The Day Trader: From the Pit to the PC by Lewis Borsellino (1999)

The author and his brother (also a trader in the S&P pit), grown up in a Sicilian Italian family, with their made man father serving a organized crime robbery conviction in their younger years, and who was later murdered by his own associates. The childhood education sticks, he and his brother shaking down exhibitors as a summer job with the and it also earned Mr. Borsellino a battery conviction during college. It also helped him to muscle in quite literally (by beating up other traders) into several pits of the Merc. We also learn how much their father loved them, how they loved him back, how hard it is to be discriminated against as an Italian, and how smart and hard working the author is. Fortunately for him, the author was not indicted in the FBI sting against illegal trading practices at CME. We also learn of escapades, with trades outside of any reasonable trading limits, with throwing up right afterward in the bathroom, and also how to scalp the customer order flow for nice quick profits (of course this is only nice if you are the one doing the scalping).
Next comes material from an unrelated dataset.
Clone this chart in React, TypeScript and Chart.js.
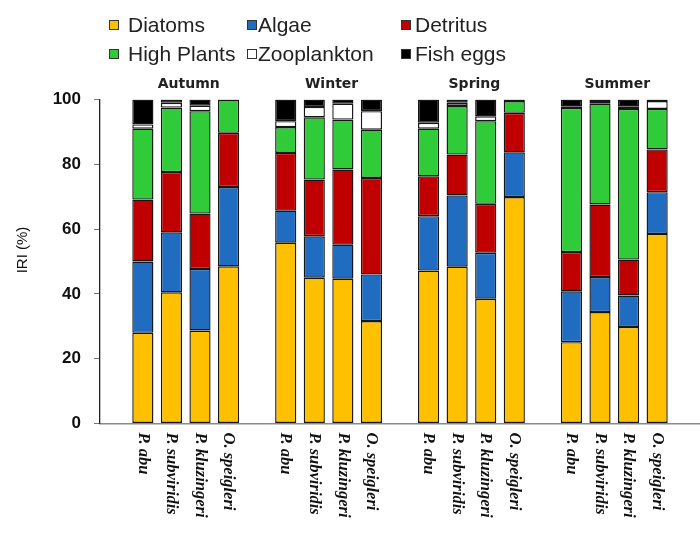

The author also offers his (narrow-minded) views on electronic trading (basically it is good-for-nothing), where his limited knowledge of computer systems does show. Some references to support and resistance, reading the mind of market are there, but if looking for some trading knowledge, there is not much to see here, so move along. Otherwise the book makes a nice biographical read of the almost bygone era of the pit trading, similar to Charlie D.: The Story of the Legendary Bond Trader.